The macropod harvest program is underpinned by science. Animal welfare issue are addressed and there is a strong compliance and enforcement program in place. Also in recent years the actual harvest of the various macropods species taken overall has not exceeded 35 percent and in the case of most species is lower. It must be noted that there are significant areas of the state as well as national parks, state forests and other protected areas where the harvest of macropods is not allowed.
Frequently throughout the presentation the issue of macropods taken under Damage Mitigation Permits (DMPs) was raised. While it is acknowledged that the issuance of DMPs is legal there are major concerns that the same rigorous requirements imposed on commercial harvesters are not applied to DMPs; conditions are imposed but compliance is not necessarily monitored. Wildlife Queensland has been lobbying for years to have this addressed without success.

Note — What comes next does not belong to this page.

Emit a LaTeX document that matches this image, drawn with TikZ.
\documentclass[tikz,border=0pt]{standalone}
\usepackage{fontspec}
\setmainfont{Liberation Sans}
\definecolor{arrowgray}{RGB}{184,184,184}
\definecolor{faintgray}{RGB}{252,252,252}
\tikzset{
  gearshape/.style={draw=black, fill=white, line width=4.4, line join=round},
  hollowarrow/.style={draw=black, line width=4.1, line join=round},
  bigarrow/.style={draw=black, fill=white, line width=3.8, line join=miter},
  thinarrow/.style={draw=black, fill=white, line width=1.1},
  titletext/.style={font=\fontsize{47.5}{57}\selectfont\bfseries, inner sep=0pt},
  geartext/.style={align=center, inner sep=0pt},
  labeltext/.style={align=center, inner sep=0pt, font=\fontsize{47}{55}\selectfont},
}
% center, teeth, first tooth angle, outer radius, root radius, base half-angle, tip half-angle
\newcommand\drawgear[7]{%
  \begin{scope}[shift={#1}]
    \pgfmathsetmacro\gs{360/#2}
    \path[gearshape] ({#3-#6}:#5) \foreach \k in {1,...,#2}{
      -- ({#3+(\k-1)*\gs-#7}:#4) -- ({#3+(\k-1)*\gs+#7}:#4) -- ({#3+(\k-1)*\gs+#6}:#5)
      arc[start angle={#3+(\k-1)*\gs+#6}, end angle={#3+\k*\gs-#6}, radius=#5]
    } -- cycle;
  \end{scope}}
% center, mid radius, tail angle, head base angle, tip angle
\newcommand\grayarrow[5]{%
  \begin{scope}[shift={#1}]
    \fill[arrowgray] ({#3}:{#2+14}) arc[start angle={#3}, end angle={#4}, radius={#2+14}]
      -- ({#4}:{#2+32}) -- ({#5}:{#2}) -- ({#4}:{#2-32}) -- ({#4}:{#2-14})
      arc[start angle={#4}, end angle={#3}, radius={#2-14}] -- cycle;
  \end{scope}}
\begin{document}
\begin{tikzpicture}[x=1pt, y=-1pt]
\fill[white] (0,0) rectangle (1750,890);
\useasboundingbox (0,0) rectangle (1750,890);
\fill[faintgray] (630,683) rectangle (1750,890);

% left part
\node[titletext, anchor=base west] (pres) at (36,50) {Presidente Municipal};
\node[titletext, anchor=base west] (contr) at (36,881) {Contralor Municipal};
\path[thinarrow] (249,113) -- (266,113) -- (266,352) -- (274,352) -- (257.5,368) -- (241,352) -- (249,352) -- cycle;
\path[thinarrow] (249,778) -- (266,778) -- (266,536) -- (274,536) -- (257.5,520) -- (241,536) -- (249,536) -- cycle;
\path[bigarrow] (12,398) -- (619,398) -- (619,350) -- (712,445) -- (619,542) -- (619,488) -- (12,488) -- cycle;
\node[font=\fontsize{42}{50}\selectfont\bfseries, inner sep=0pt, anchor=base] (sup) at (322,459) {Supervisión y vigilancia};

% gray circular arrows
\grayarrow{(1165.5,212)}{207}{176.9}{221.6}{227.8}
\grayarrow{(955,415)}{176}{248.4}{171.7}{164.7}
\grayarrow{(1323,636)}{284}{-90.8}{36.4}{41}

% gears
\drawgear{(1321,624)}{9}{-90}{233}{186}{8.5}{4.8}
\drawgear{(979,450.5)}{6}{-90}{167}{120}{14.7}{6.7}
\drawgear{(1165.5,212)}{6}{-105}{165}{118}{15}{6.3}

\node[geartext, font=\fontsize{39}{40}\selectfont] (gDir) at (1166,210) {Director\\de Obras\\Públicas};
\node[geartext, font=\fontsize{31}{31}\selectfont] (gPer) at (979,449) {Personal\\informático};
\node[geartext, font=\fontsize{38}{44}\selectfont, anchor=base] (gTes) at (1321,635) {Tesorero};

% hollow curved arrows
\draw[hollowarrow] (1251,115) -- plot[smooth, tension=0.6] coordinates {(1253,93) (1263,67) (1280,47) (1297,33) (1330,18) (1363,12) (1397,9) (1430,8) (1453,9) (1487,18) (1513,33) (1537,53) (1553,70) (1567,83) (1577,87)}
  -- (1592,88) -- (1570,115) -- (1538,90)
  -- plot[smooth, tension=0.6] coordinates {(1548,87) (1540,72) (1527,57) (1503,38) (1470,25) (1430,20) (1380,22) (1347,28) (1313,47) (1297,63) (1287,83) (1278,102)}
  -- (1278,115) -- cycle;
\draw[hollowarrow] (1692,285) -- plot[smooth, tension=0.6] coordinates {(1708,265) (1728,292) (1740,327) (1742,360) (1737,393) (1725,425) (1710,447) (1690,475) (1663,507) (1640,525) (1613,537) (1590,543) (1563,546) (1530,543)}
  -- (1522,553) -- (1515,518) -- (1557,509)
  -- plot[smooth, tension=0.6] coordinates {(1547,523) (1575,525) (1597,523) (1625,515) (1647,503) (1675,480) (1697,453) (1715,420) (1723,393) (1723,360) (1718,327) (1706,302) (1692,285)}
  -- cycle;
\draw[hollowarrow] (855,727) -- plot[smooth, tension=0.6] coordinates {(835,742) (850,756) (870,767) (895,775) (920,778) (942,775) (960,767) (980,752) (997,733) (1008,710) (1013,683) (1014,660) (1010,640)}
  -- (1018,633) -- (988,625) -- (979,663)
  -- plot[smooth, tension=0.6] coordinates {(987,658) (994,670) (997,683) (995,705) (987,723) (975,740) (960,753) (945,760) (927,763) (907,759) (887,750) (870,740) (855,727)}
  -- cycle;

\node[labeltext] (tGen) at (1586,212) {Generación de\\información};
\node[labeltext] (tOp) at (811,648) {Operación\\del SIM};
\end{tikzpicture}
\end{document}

Verbal evidence was provided at the meeting of just how big an issue shrapnel contamination is, not from commercial shooters but from other sources. The meeting was advised of the increased amount of compliance work currently being undertaken by the wildlife team but also the difficulties in gaining sufficient evidence to prosecute illegal activity. However within the commercial industry generally the overall compliance of the industry was good with the take-home message being that licencing, tag sales and compliance actions had remained very consistent over the last few years. A summary of the total amount of warning notices, Penalty Infringement Notices and prosecutions will be available in the 2017 Annual Report due for release in March 2018 along with harvest.
Wildlife Queensland is not opposed to the commercial harvest of macropods in accordance with the Nature Conservation (Macropod) Conservation plan 2017 and the 2017 Quota Submissions for Commercially Harvested Macropods in Queensland. There is no doubt that the provision of additional waters, crops and pasture through agricultural development has benefited macropods. Granted their numbers fluctuate but their distribution and populations within their natural range are not at risk.
There is a concern that if there is not a strong, robust kangaroo harvesting industry the demand for DMPs will escalate and illegal means will more than likely be introduced to reduce numbers with the outcome that animal welfare issues will grow exponentially. Wildlife Queensland will continue to monitor this industry, lobby the Government of the day for enhanced conditions for DMPs, and bring to the notice of the relevant authorities matters which will provide better animal welfare.